**TASK INSTRUCTIONS:**
Will you extract the entries word for word? Images should not appear in the copy.

════

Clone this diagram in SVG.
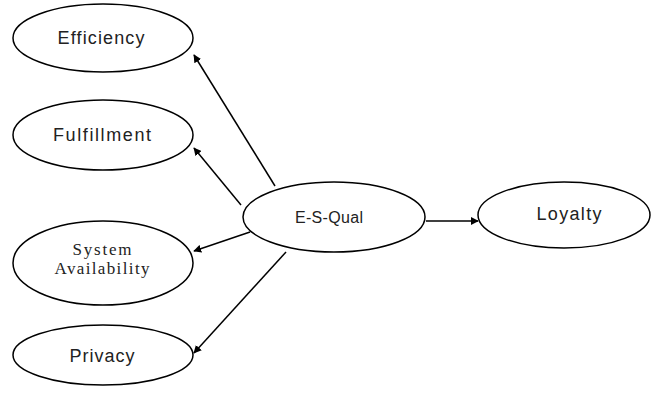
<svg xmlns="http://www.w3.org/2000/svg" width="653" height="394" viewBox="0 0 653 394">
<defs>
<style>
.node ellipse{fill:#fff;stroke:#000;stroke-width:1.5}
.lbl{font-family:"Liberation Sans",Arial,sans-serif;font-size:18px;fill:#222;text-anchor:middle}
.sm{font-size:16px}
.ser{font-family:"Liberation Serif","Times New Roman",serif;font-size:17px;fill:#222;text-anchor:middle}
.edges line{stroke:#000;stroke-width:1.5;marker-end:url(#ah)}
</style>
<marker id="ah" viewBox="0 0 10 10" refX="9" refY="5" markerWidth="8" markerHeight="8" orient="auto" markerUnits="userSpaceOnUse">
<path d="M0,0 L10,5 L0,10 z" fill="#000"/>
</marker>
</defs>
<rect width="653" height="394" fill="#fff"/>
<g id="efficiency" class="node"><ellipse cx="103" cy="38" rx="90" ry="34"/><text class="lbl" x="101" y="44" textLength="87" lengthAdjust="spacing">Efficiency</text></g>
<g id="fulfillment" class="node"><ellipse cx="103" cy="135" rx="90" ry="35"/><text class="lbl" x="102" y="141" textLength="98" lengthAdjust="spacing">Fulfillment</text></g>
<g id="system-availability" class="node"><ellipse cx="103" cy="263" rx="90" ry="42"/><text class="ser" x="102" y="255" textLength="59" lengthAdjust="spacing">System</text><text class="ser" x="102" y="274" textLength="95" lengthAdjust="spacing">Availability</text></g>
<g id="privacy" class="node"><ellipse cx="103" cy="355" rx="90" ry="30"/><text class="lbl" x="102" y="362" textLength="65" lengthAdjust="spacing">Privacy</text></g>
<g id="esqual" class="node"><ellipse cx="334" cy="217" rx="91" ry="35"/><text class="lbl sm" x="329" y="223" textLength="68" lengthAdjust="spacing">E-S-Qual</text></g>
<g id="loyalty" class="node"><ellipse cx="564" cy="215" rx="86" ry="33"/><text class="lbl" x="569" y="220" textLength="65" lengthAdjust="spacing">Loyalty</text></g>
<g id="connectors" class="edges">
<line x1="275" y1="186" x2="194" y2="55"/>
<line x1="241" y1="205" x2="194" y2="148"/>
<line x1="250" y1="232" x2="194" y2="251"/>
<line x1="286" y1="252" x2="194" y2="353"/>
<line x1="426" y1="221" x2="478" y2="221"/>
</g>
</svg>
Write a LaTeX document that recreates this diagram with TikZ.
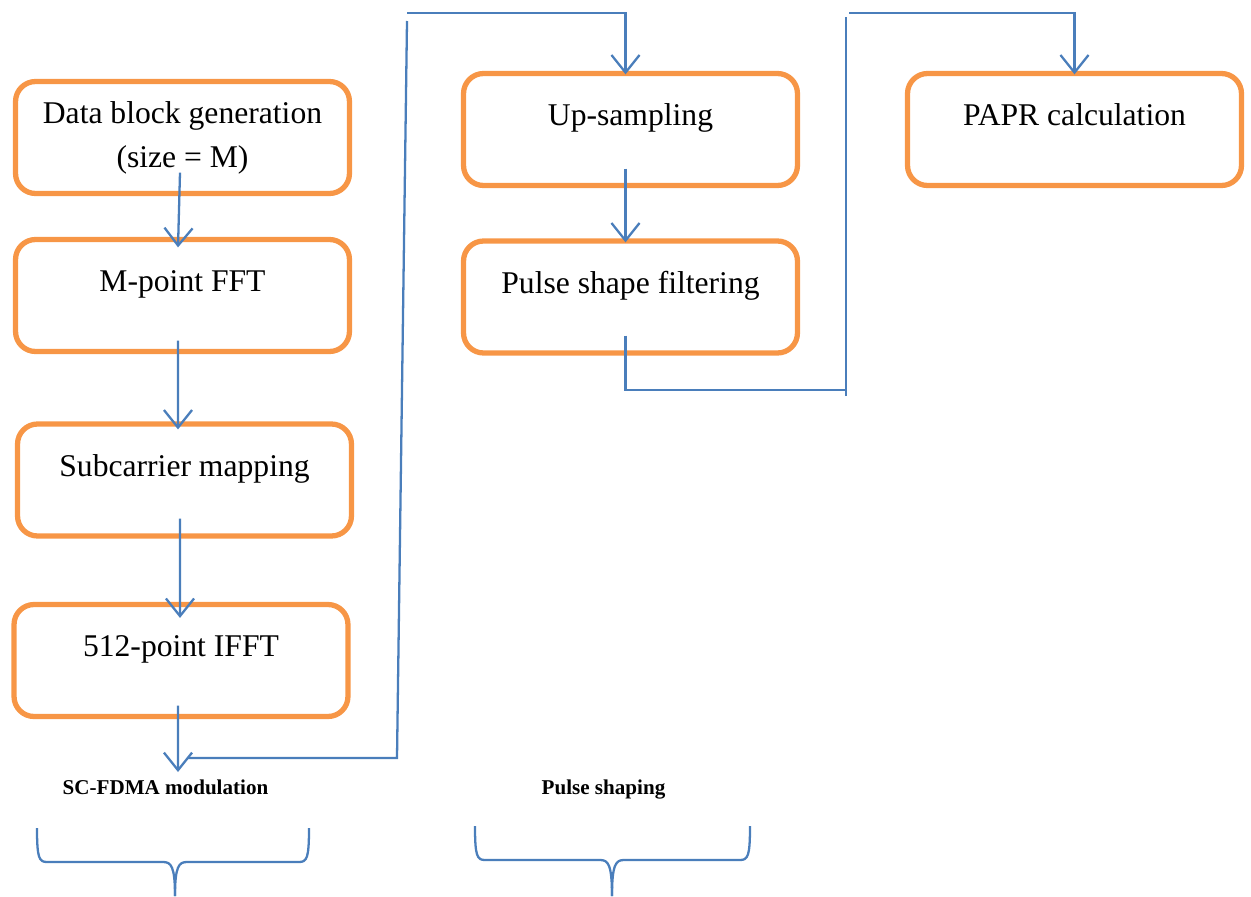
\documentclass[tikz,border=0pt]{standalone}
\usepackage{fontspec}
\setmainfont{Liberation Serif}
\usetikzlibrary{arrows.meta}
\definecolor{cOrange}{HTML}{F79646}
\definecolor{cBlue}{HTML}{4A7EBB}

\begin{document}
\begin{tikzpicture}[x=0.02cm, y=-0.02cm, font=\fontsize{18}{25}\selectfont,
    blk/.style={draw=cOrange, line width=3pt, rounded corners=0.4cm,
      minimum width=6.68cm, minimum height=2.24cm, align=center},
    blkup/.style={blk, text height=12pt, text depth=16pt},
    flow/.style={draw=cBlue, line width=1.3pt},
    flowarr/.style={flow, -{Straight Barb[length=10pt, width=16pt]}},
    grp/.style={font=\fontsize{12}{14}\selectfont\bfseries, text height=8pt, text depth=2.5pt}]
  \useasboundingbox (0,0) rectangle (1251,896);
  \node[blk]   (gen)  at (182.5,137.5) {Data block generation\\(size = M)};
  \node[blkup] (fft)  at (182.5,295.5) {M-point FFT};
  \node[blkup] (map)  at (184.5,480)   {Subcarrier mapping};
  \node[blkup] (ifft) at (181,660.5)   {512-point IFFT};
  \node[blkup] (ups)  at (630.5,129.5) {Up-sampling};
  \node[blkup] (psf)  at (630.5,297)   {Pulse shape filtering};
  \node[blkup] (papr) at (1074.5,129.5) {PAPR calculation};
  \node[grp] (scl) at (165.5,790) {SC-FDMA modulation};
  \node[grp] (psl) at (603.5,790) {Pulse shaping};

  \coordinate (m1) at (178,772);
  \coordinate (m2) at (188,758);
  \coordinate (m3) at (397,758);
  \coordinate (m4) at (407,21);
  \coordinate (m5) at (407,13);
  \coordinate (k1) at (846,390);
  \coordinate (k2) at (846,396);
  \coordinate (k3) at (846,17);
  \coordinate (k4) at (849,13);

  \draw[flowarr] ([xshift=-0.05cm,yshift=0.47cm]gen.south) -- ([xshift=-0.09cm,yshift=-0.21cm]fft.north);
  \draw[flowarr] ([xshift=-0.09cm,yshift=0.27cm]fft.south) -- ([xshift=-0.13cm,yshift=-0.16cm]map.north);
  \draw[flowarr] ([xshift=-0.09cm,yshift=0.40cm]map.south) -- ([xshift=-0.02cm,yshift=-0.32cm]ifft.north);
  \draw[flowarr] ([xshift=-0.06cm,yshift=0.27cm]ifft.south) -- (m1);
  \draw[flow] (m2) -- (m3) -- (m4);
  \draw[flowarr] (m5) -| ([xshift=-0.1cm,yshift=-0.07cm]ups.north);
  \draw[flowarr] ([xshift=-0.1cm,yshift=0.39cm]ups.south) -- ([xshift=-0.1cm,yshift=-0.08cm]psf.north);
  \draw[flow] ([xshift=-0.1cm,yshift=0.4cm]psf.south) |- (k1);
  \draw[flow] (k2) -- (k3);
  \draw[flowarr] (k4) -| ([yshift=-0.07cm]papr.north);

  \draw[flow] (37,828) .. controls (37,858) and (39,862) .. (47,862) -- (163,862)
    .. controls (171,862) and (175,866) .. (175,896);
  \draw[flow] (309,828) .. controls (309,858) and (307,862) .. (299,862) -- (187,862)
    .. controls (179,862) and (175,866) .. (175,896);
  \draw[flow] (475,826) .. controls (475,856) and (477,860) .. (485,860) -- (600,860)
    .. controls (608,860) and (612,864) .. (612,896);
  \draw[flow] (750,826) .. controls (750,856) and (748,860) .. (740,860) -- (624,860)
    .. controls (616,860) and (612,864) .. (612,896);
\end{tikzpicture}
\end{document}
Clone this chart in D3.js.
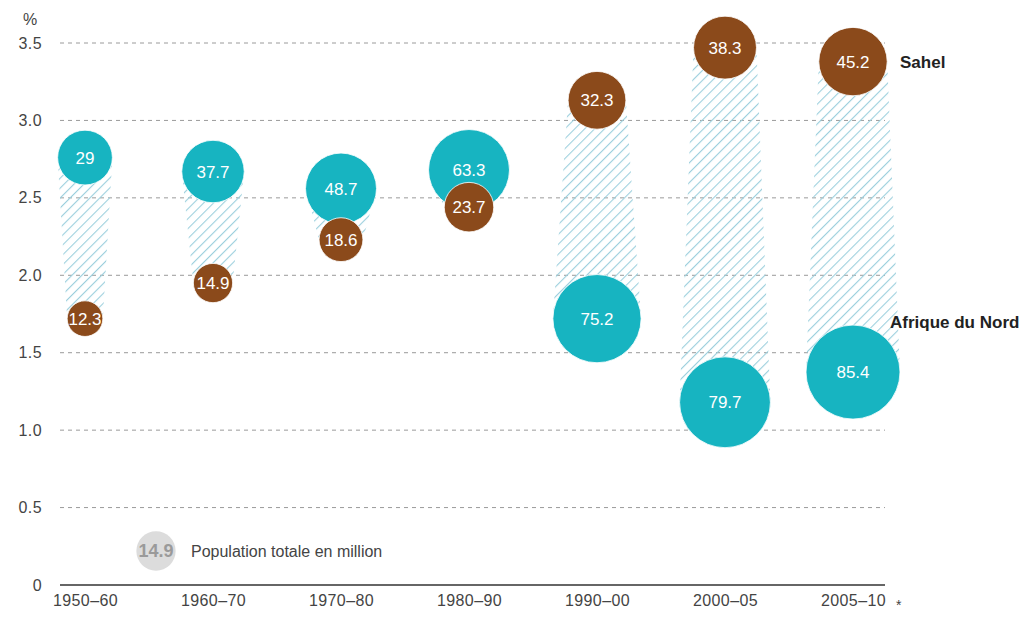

════

**EXERCISE SOLUTION:**
Clone this diagram in SVG.
<svg xmlns="http://www.w3.org/2000/svg" width="653" height="394" viewBox="0 0 653 394">
<defs>
<style>
.node ellipse{fill:#fff;stroke:#000;stroke-width:1.5}
.lbl{font-family:"Liberation Sans",Arial,sans-serif;font-size:18px;fill:#222;text-anchor:middle}
.sm{font-size:16px}
.ser{font-family:"Liberation Serif","Times New Roman",serif;font-size:17px;fill:#222;text-anchor:middle}
.edges line{stroke:#000;stroke-width:1.5;marker-end:url(#ah)}
</style>
<marker id="ah" viewBox="0 0 10 10" refX="9" refY="5" markerWidth="8" markerHeight="8" orient="auto" markerUnits="userSpaceOnUse">
<path d="M0,0 L10,5 L0,10 z" fill="#000"/>
</marker>
</defs>
<rect width="653" height="394" fill="#fff"/>
<g id="efficiency" class="node"><ellipse cx="103" cy="38" rx="90" ry="34"/><text class="lbl" x="101" y="44" textLength="87" lengthAdjust="spacing">Efficiency</text></g>
<g id="fulfillment" class="node"><ellipse cx="103" cy="135" rx="90" ry="35"/><text class="lbl" x="102" y="141" textLength="98" lengthAdjust="spacing">Fulfillment</text></g>
<g id="system-availability" class="node"><ellipse cx="103" cy="263" rx="90" ry="42"/><text class="ser" x="102" y="255" textLength="59" lengthAdjust="spacing">System</text><text class="ser" x="102" y="274" textLength="95" lengthAdjust="spacing">Availability</text></g>
<g id="privacy" class="node"><ellipse cx="103" cy="355" rx="90" ry="30"/><text class="lbl" x="102" y="362" textLength="65" lengthAdjust="spacing">Privacy</text></g>
<g id="esqual" class="node"><ellipse cx="334" cy="217" rx="91" ry="35"/><text class="lbl sm" x="329" y="223" textLength="68" lengthAdjust="spacing">E-S-Qual</text></g>
<g id="loyalty" class="node"><ellipse cx="564" cy="215" rx="86" ry="33"/><text class="lbl" x="569" y="220" textLength="65" lengthAdjust="spacing">Loyalty</text></g>
<g id="connectors" class="edges">
<line x1="275" y1="186" x2="194" y2="55"/>
<line x1="241" y1="205" x2="194" y2="148"/>
<line x1="250" y1="232" x2="194" y2="251"/>
<line x1="286" y1="252" x2="194" y2="353"/>
<line x1="426" y1="221" x2="478" y2="221"/>
</g>
</svg>
Write a LaTeX document that recreates this diagram with TikZ.
\documentclass[tikz,border=0pt]{standalone}
\usepackage{fontspec}
\setmainfont{Liberation Serif}
\usetikzlibrary{arrows.meta}
\definecolor{cOrange}{HTML}{F79646}
\definecolor{cBlue}{HTML}{4A7EBB}

\begin{document}
\begin{tikzpicture}[x=0.02cm, y=-0.02cm, font=\fontsize{18}{25}\selectfont,
    blk/.style={draw=cOrange, line width=3pt, rounded corners=0.4cm,
      minimum width=6.68cm, minimum height=2.24cm, align=center},
    blkup/.style={blk, text height=12pt, text depth=16pt},
    flow/.style={draw=cBlue, line width=1.3pt},
    flowarr/.style={flow, -{Straight Barb[length=10pt, width=16pt]}},
    grp/.style={font=\fontsize{12}{14}\selectfont\bfseries, text height=8pt, text depth=2.5pt}]
  \useasboundingbox (0,0) rectangle (1251,896);
  \node[blk]   (gen)  at (182.5,137.5) {Data block generation\\(size = M)};
  \node[blkup] (fft)  at (182.5,295.5) {M-point FFT};
  \node[blkup] (map)  at (184.5,480)   {Subcarrier mapping};
  \node[blkup] (ifft) at (181,660.5)   {512-point IFFT};
  \node[blkup] (ups)  at (630.5,129.5) {Up-sampling};
  \node[blkup] (psf)  at (630.5,297)   {Pulse shape filtering};
  \node[blkup] (papr) at (1074.5,129.5) {PAPR calculation};
  \node[grp] (scl) at (165.5,790) {SC-FDMA modulation};
  \node[grp] (psl) at (603.5,790) {Pulse shaping};

  \coordinate (m1) at (178,772);
  \coordinate (m2) at (188,758);
  \coordinate (m3) at (397,758);
  \coordinate (m4) at (407,21);
  \coordinate (m5) at (407,13);
  \coordinate (k1) at (846,390);
  \coordinate (k2) at (846,396);
  \coordinate (k3) at (846,17);
  \coordinate (k4) at (849,13);

  \draw[flowarr] ([xshift=-0.05cm,yshift=0.47cm]gen.south) -- ([xshift=-0.09cm,yshift=-0.21cm]fft.north);
  \draw[flowarr] ([xshift=-0.09cm,yshift=0.27cm]fft.south) -- ([xshift=-0.13cm,yshift=-0.16cm]map.north);
  \draw[flowarr] ([xshift=-0.09cm,yshift=0.40cm]map.south) -- ([xshift=-0.02cm,yshift=-0.32cm]ifft.north);
  \draw[flowarr] ([xshift=-0.06cm,yshift=0.27cm]ifft.south) -- (m1);
  \draw[flow] (m2) -- (m3) -- (m4);
  \draw[flowarr] (m5) -| ([xshift=-0.1cm,yshift=-0.07cm]ups.north);
  \draw[flowarr] ([xshift=-0.1cm,yshift=0.39cm]ups.south) -- ([xshift=-0.1cm,yshift=-0.08cm]psf.north);
  \draw[flow] ([xshift=-0.1cm,yshift=0.4cm]psf.south) |- (k1);
  \draw[flow] (k2) -- (k3);
  \draw[flowarr] (k4) -| ([yshift=-0.07cm]papr.north);

  \draw[flow] (37,828) .. controls (37,858) and (39,862) .. (47,862) -- (163,862)
    .. controls (171,862) and (175,866) .. (175,896);
  \draw[flow] (309,828) .. controls (309,858) and (307,862) .. (299,862) -- (187,862)
    .. controls (179,862) and (175,866) .. (175,896);
  \draw[flow] (475,826) .. controls (475,856) and (477,860) .. (485,860) -- (600,860)
    .. controls (608,860) and (612,864) .. (612,896);
  \draw[flow] (750,826) .. controls (750,856) and (748,860) .. (740,860) -- (624,860)
    .. controls (616,860) and (612,864) .. (612,896);
\end{tikzpicture}
\end{document}
Clone this chart in D3.js.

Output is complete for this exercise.